For more information on how these tools enable Infrastructure Provisioning, you can check out some deep, technical content from reference the following:

Infrastructure & Application Performance Monitoring

Operations Manager provides cloud admins with the ability to do two critical things: Ensure reliable performance/availability for the delivery of underlying business and operational SLAs, and provide incredibly deep and detailed insight that enable predictable application SLAs to application owners and business stakeholders.  This builds upon the work we have done with the Azure Management Pack which allow users to monitor hybrid environments from the System Center solutions they already know and love.

Tools like infrastructure monitoring and application performance monitoring are in action whenever there is live application monitoring/debugging, or when there are environment health state awareness with actionable remediation steps.

For more information on how Operations Manager enables Infrastructure and Application Performance Monitoring, you can read more here:

Automation and Self-Service

For centralized visibility and control over all of the datacenter infrastructure used to host applications and resources, Automation and Self Service are achieved with Windows PowerShell and System Center + Windows Azure.
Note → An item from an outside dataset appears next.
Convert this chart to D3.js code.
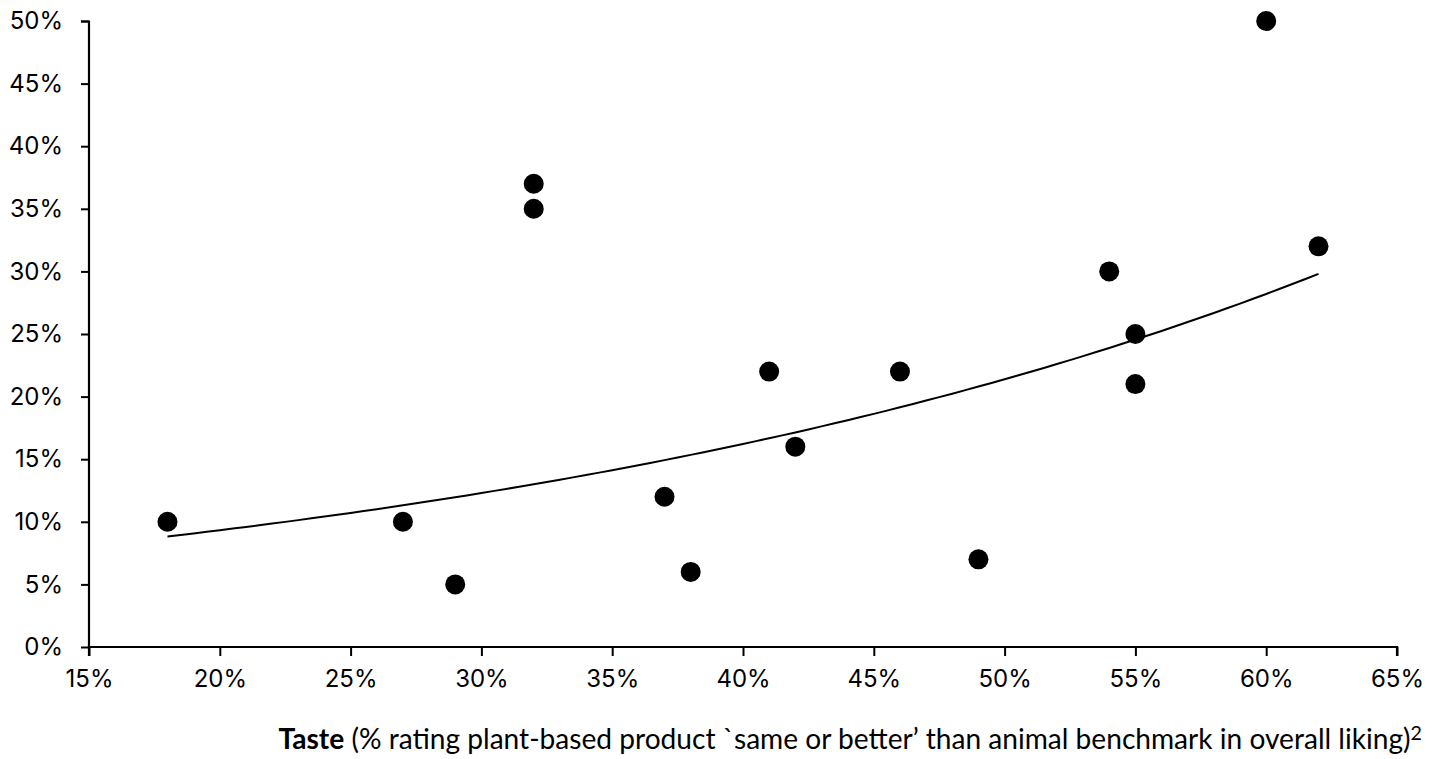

Common scenarios that call for these tools include, automated VM migration and management, automated app management (like updates, remediation, and rollback), and self-service/automated provisioning of resources, services, or apps.

For more information on how these tools enable Automation and Self-Service, check out these overviews:

IT Service Management

IT Service Management covers processes like ITIL/MOF enablement, service and release management, and things like incident, change, problem, and event management.

For more information about how these tools enable IT Service Management, you can reference the following:

Taken together, these tools and products offer something very unique in the tech industry.

One of the biggest values to enterprise customers and service providers, as noted above, is the user experience with the Microsoft Hybrid Cloud. Some vendors (like Amazon, for example) put the burden of integrating public and private clouds on the customer, while others (VMware, for example) simply do not have anything that equals our experience managing large scale public clouds – and this limits their ability to anticipate and plan for customer needs in this space. Microsoft’s experience managing large public clouds has directly led to the things we’ve developed in Windows Azure, and what’s now available in the Windows Azure Pack.

With these component pieces of the Microsoft Hybrid Cloud in mind, later this week I’ll start discussing in detail the best practices for planning, building, deploying, and maintaining a Hybrid Cloud.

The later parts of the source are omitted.